* [What is expected] Retype exactly the lines from the one containing "Rebuild this diagram" through the last line of the records below, including both, and leave out any pictures.

Start of Data for this task

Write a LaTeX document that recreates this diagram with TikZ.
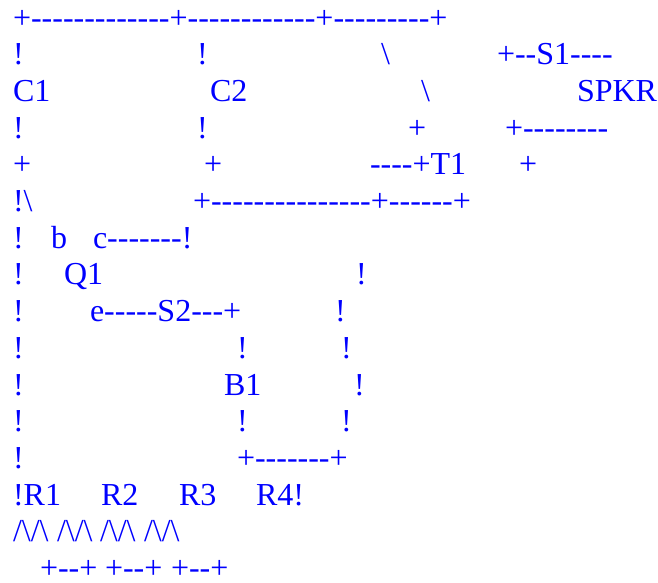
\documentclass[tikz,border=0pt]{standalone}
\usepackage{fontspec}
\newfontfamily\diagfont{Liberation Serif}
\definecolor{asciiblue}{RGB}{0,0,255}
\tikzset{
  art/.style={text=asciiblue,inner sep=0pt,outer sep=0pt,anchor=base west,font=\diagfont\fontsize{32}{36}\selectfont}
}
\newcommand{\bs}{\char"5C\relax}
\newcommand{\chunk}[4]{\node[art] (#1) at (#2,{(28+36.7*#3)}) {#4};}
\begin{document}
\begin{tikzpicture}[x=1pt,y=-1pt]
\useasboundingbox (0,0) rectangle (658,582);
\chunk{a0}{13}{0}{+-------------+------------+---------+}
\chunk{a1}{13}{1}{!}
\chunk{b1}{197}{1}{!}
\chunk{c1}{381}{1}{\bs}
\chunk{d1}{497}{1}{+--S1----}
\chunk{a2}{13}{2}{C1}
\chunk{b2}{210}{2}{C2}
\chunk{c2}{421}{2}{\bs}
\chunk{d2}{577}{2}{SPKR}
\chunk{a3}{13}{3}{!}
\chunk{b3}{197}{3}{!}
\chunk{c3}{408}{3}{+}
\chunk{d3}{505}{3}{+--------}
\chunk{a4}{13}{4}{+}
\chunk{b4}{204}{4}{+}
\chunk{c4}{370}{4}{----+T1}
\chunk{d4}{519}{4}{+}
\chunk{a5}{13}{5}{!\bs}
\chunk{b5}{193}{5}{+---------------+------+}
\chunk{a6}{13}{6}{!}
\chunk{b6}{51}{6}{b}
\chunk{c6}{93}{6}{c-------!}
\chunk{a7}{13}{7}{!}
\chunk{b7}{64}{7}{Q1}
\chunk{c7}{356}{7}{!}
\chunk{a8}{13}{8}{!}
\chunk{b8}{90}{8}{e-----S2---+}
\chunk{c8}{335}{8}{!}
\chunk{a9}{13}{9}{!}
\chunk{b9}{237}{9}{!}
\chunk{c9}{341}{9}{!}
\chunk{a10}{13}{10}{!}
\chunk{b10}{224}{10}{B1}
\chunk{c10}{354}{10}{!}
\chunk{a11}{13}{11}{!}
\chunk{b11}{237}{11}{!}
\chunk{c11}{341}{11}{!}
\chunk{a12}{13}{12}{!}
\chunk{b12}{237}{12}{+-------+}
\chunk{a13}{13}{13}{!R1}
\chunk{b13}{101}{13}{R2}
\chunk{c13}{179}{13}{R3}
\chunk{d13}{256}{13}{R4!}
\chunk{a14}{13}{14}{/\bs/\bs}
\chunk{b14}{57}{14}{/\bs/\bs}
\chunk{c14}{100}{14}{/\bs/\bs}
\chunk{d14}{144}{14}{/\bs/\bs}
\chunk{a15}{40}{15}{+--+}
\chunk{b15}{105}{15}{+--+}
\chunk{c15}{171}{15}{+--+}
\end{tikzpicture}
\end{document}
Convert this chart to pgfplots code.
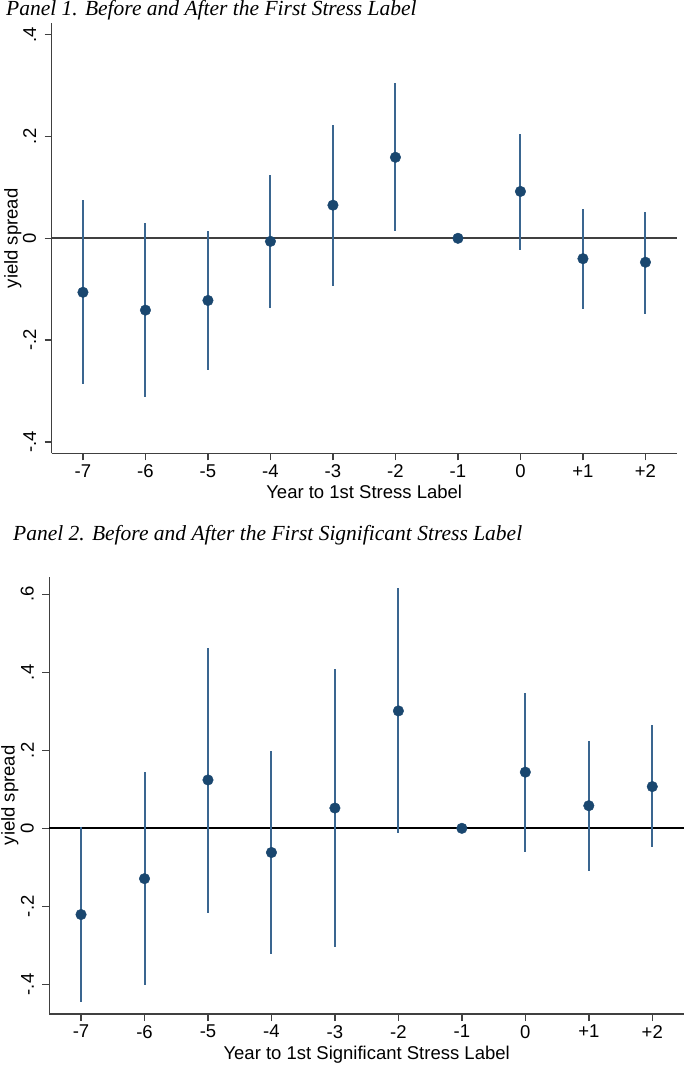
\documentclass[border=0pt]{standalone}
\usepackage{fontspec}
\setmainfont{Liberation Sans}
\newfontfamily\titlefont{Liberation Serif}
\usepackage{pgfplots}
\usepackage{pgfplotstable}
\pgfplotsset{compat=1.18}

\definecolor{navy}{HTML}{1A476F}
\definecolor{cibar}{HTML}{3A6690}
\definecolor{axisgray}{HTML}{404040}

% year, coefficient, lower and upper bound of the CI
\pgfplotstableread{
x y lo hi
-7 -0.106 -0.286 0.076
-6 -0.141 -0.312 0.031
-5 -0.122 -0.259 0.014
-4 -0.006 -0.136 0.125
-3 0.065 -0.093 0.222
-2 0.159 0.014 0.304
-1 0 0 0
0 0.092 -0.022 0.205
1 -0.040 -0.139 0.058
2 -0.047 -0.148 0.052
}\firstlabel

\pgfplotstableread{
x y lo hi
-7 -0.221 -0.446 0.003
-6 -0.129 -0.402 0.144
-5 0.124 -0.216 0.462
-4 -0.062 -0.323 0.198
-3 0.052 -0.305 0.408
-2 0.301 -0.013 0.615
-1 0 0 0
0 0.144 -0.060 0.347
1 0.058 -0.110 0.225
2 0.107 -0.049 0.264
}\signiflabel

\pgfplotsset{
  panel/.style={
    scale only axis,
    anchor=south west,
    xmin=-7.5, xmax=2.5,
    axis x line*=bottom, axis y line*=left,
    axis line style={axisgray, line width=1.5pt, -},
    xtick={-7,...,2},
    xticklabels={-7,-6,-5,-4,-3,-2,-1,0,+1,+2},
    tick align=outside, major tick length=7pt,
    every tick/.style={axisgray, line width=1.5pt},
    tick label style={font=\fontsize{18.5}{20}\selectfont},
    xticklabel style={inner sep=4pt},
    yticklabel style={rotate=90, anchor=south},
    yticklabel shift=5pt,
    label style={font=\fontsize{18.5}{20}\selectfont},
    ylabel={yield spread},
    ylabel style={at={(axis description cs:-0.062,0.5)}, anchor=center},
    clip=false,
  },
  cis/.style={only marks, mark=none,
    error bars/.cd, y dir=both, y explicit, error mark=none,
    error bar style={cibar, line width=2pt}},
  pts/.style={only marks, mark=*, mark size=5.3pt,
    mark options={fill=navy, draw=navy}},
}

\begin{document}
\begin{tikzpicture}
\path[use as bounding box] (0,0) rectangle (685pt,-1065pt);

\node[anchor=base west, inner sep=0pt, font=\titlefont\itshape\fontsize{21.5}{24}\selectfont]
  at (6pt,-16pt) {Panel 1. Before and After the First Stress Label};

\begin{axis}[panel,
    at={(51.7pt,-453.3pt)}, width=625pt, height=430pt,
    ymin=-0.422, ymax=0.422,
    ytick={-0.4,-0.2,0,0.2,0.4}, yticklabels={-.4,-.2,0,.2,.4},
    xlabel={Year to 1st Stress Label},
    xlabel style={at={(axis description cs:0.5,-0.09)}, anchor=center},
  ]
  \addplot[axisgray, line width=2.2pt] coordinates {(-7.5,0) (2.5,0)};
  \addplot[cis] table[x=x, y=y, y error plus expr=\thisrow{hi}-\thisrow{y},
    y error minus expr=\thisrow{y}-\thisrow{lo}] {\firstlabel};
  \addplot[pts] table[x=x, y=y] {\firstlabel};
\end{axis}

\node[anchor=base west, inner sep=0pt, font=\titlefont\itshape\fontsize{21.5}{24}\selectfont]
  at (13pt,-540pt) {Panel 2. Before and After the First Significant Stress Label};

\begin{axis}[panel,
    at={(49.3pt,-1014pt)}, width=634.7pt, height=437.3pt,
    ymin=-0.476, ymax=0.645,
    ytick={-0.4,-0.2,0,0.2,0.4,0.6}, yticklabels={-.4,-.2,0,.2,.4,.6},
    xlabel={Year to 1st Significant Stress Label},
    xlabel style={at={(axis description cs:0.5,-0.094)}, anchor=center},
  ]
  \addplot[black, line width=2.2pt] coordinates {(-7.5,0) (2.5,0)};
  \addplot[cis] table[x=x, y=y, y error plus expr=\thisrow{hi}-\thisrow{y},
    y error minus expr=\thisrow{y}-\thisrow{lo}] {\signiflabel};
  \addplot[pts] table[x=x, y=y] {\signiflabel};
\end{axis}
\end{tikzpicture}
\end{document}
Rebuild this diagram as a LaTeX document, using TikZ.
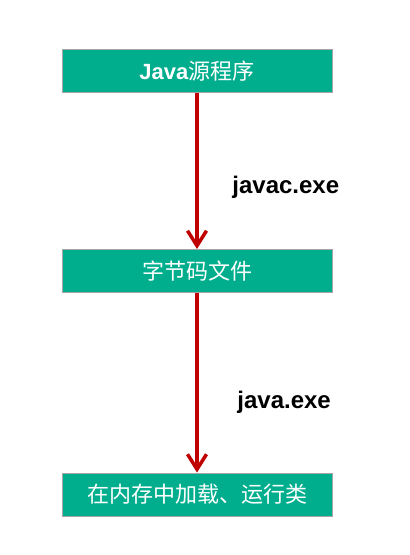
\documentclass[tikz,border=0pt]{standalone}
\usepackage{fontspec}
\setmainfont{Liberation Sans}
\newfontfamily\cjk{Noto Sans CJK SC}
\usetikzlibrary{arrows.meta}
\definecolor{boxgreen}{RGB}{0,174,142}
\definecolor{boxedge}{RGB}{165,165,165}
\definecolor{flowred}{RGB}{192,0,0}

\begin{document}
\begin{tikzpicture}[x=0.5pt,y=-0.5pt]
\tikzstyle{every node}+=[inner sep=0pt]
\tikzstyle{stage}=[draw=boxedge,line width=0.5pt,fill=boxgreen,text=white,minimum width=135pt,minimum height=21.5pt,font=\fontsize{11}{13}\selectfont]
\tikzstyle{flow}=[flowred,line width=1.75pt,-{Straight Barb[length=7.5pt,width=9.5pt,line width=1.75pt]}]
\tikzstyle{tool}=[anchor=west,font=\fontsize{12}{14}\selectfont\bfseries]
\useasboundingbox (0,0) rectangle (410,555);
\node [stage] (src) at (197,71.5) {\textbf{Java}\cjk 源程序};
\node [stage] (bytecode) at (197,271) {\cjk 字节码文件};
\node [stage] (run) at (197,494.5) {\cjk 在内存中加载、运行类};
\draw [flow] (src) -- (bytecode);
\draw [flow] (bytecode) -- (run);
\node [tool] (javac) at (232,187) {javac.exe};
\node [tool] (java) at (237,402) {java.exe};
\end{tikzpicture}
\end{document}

End of Data for this task

* [Solved problem]
Rebuild this diagram as a LaTeX document, using TikZ.
\documentclass[tikz,border=0pt]{standalone}
\usepackage{fontspec}
\setmainfont{Liberation Sans}
\newfontfamily\cjk{Noto Sans CJK SC}
\usetikzlibrary{arrows.meta}
\definecolor{boxgreen}{RGB}{0,174,142}
\definecolor{boxedge}{RGB}{165,165,165}
\definecolor{flowred}{RGB}{192,0,0}

\begin{document}
\begin{tikzpicture}[x=0.5pt,y=-0.5pt]
\tikzstyle{every node}+=[inner sep=0pt]
\tikzstyle{stage}=[draw=boxedge,line width=0.5pt,fill=boxgreen,text=white,minimum width=135pt,minimum height=21.5pt,font=\fontsize{11}{13}\selectfont]
\tikzstyle{flow}=[flowred,line width=1.75pt,-{Straight Barb[length=7.5pt,width=9.5pt,line width=1.75pt]}]
\tikzstyle{tool}=[anchor=west,font=\fontsize{12}{14}\selectfont\bfseries]
\useasboundingbox (0,0) rectangle (410,555);
\node [stage] (src) at (197,71.5) {\textbf{Java}\cjk 源程序};
\node [stage] (bytecode) at (197,271) {\cjk 字节码文件};
\node [stage] (run) at (197,494.5) {\cjk 在内存中加载、运行类};
\draw [flow] (src) -- (bytecode);
\draw [flow] (bytecode) -- (run);
\node [tool] (javac) at (232,187) {javac.exe};
\node [tool] (java) at (237,402) {java.exe};
\end{tikzpicture}
\end{document}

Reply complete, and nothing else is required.